Ternyata walaupun dah diturun-turunin, dibikin lingkupnya makin kecil, tetep aja ada rasa kecewa. Akhirnya setelah itu bener-bener berusaha untuk ga berekspektasi ke siapapun. Pas ini dah ya mulai bener dikit lah, sampai akhirnya ketemu orang yang bener-bener minta dapat kepercayaanku. Segala overthinking berhasil dia patahkan, akhirnya setelah setahun ngga percaya sama orang, akhirnya mulai percaya lagi dan akhirnya naruh ekspektasi lagi, Singkat cerita, endingnya pasti dah ketebak, yaa bener aku dikecewakan lagi sama orang yang dulu minta aku percaya, apalagi setelah terlanjur deket makin lama makin tidak dihargai. Sudah tidak memenuhi ekspektasi, tidak bisa dipercaya, tidak dihargai pula. Disitu rasa kecewanya bukan main, akhirnya nggak lagi naruh percaya sama ekspektasi ke orang bahkan ke dunia. Semua aku pandang nisbi, tidak ada hitam atau putih. Toh yang putih nanti juga jadi hitam.
Setelah dua tahun lamanya tenggelam dalam pemikiran nisbi dan tidak berekspektasi, bertemulah aku dengan seseorang yang cukup unik. Seperti momennya pas saat aku sedang memikirkan jelek tentang semua hal, dia menangkal itu semua.
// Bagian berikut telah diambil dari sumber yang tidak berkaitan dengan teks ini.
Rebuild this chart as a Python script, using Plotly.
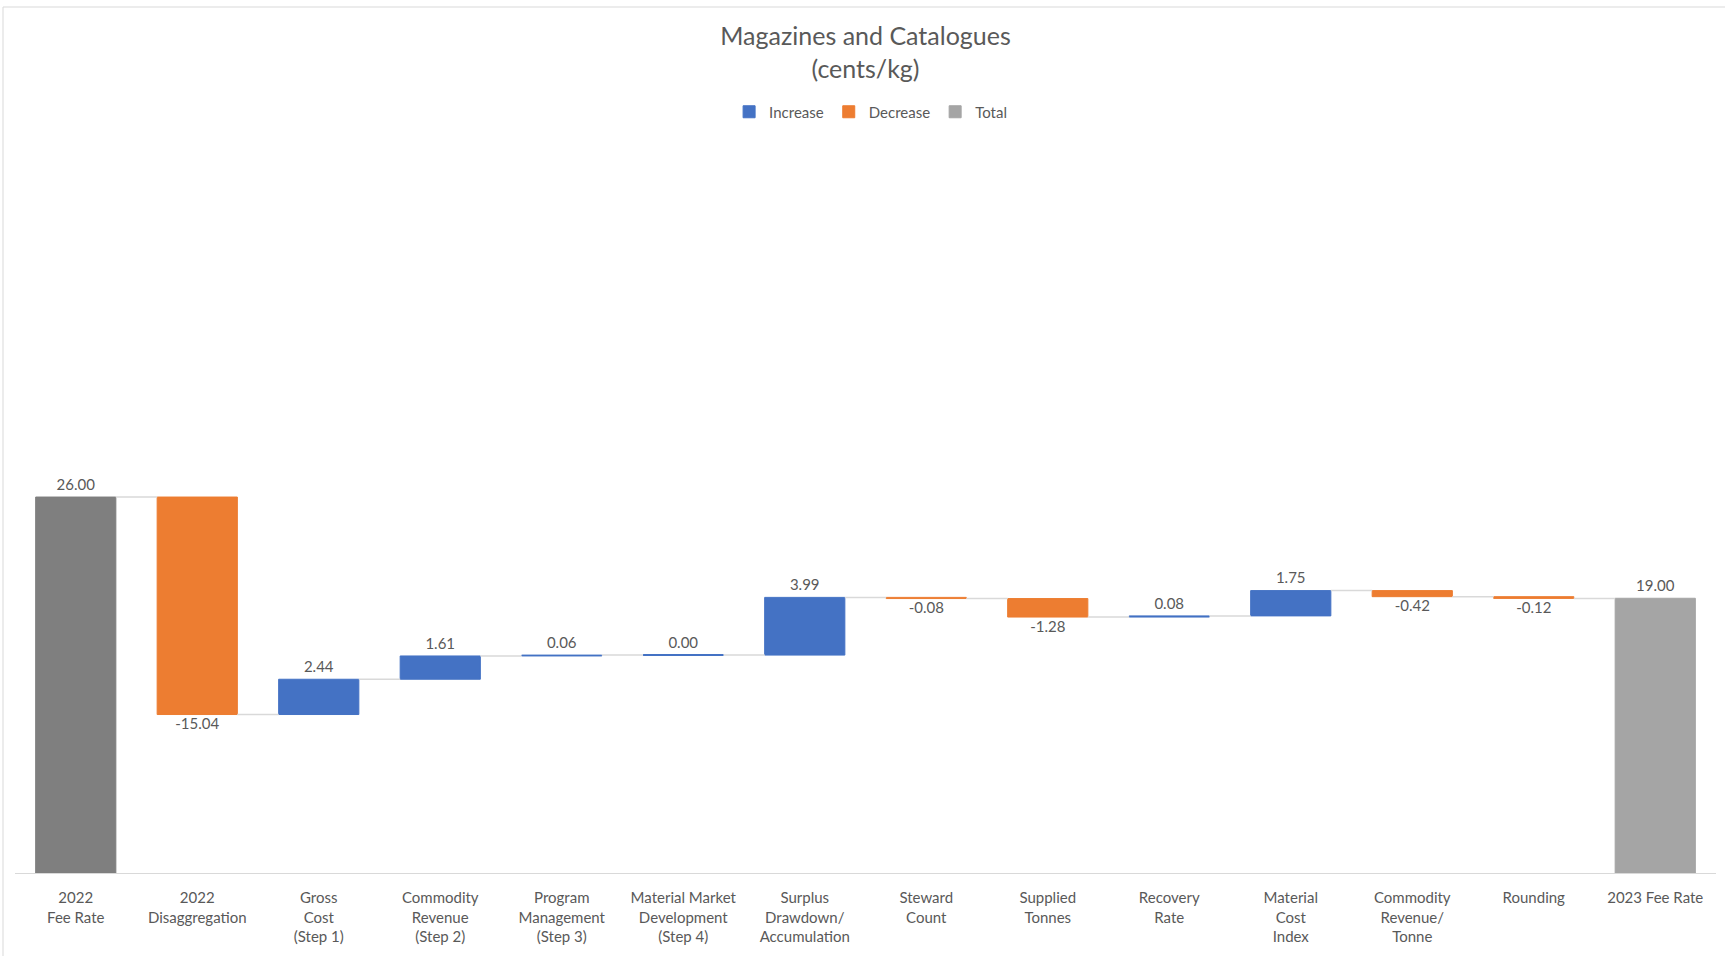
import plotly.graph_objects as go

categories = [
    "2022<br>Fee Rate", "2022<br>Disaggregation", "Gross<br>Cost<br>(Step 1)",
    "Commodity<br>Revenue<br>(Step 2)", "Program<br>Management<br>(Step 3)",
    "Material Market<br>Development<br>(Step 4)", "Surplus<br>Drawdown/<br>Accumulation",
    "Steward<br>Count", "Supplied<br>Tonnes", "Recovery<br>Rate", "Material<br>Cost<br>Index",
    "Commodity<br>Revenue/<br>Tonne", "Rounding", "2023 Fee Rate",
]
values = [26.00, -15.04, 2.44, 1.61, 0.06, 0.00, 3.99, -0.08, -1.28, 0.08, 1.75, -0.42, -0.12, 19.00]
measures = ["total", "relative", "relative", "relative", "relative", "relative", "relative",
            "relative", "relative", "relative", "relative", "relative", "relative", "total"]

BLUE, ORANGE = "#4472C4", "#ED7D31"
GRAY_DARK, GRAY_LIGHT = "#7F7F7F", "#A5A5A5"
TXT = "#595959"
FONT = "Lato"
W = 0.66

# compute waterfall geometry
bases, ends = [], []
level = 0.0
for v, m in zip(values, measures):
    if m == "total":
        bases.append(0.0)
        level = v
    else:
        bases.append(level)
        level = level + v
    ends.append(level)

xs = list(range(len(categories)))
inc = [i for i in xs if measures[i] == "relative" and values[i] >= 0]
dec = [i for i in xs if measures[i] == "relative" and values[i] < 0]
tot = [i for i in xs if measures[i] == "total"]

fig = go.Figure()

# connectors
cx, cy = [], []
for i in xs[:-1]:
    cx += [i + W / 2, i + 1 - W / 2, None]
    cy += [ends[i], ends[i], None]
fig.add_trace(go.Scatter(x=cx, y=cy, mode="lines", line=dict(color="#D9D9D9", width=1.5),
                         showlegend=False, hoverinfo="skip"))

def add_bars(idx, name, color, showlegend=True):
    fig.add_trace(go.Bar(
        x=idx, y=[values[i] for i in idx],
        base=[bases[i] for i in idx], width=W, name=name,
        marker=dict(color=color, line=dict(color=color, width=1)),
        showlegend=showlegend, hoverinfo="skip", legendgroup=name,
    ))

add_bars(inc, "Increase", BLUE)
add_bars(dec, "Decrease", ORANGE)
add_bars([tot[0]], "Total", GRAY_DARK, showlegend=False)
add_bars([tot[1]], "Total", GRAY_LIGHT, showlegend=True)

# zero-height bars: draw thin line so they remain visible
zx, zy = [], []
for i in inc:
    if values[i] == 0:
        zx += [i - W / 2, i + W / 2, None]
        zy += [ends[i], ends[i], None]
if zx:
    fig.add_trace(go.Scatter(x=zx, y=zy, mode="lines", line=dict(color=BLUE, width=2),
                             showlegend=False, hoverinfo="skip"))

# data labels
fig.add_trace(go.Scatter(
    x=xs, y=ends, mode="markers+text",
    text=[f"{v:.2f}" for v in values],
    textposition=["bottom center" if (measures[i] == "relative" and values[i] < 0) else "top center" for i in xs],
    textfont=dict(family=FONT, size=15, color=TXT),
    marker=dict(size=4, color="rgba(0,0,0,0)"), showlegend=False, hoverinfo="skip", cliponaxis=False,
))

fig.update_layout(
    width=1725, height=956,
    margin=dict(l=15, r=9, t=150, b=83),
    paper_bgcolor="white", plot_bgcolor="white",
    barmode="overlay",
    font=dict(family=FONT, color=TXT),
    title=dict(text="Magazines and Catalogues<br>(cents/kg)", x=0.5, xref="paper",
               y=1 - 45 / 956, yref="container", yanchor="middle", xanchor="center",
               font=dict(family=FONT, size=25, color=TXT)),
    legend=dict(orientation="h", x=0.503, xanchor="center", y=1 - 112 / 956, yref="container",
                yanchor="middle", font=dict(family=FONT, size=15, color=TXT),
                traceorder="normal", itemclick=False),
    xaxis=dict(tickmode="array", tickvals=xs, ticktext=categories, range=[-0.5, len(xs) - 0.5],
               showline=True, linecolor="#D9D9D9", linewidth=1, showgrid=False, zeroline=False,
               ticks="", tickfont=dict(family=FONT, size=15, color=TXT), ticklabelstandoff=11),
    yaxis=dict(range=[0, 50], visible=False, showgrid=False, zeroline=False),
    shapes=[dict(type="rect", xref="paper", yref="paper",
                 x0=(3 - 15) / 1701, x1=(1740 - 15) / 1701,
                 y0=(873 - 970) / 723, y1=(873 - 7) / 723,
                 line=dict(color="#D9D9D9", width=1), fillcolor="rgba(0,0,0,0)", layer="below")],
)

fig.write_html("out.html", config={"displayModeBar": False},
               post_script="document.body.style.margin='0';document.body.style.overflow='hidden';")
Kalau dilihat-lihat alurnya hampir sama seperti orang yang dulu, buat antisipasi akhirnya aku coba cari tahu tentang orang ini ke orang-orang sekitar dan semua responnya positif, ditambah liat dia yang sebaik itu dan bisa khawatir tentang hidup aku. Akhirnya perlahan naruh kepercayaan dan ekspektasi ke orang ini. Buat antisipasi juga ceritain tentang masa lalu aku, pikirku kalo emang ada kemiripan banget secara pemikiran dengan orang sebelumnya dia bisa pergi dan juga ada harapan dia ga kecewakan aku seperti orang sebelumnya.
Sampai pada akhirnya aku menemukan akhiran yang sama. Seperti berpikir orang ini bisa diandalkan dan dipercaya, tapi ternyata semua bisa berubah 180 derajat. Yang awalnya peduli jadi tidak peduli, yang awalnya jujur jadi diragukan kejujurannya, yang awalnya bisa diandalkan jadi tidak bisa diandalkan, lebih menyedihkan lagi adalah ketika diri ini berusaha loyal sama orang yang sudah dipercaya tapi ternyata di luar sana orang ini malah menjatuhkan citra kita.
Dari sini aku belajar,
"Bahkan rasa hati-hati dan antisipasi tetap tidak bisa mentolerir kita naruh ekspektasi atau kepercayaan ke siapapun."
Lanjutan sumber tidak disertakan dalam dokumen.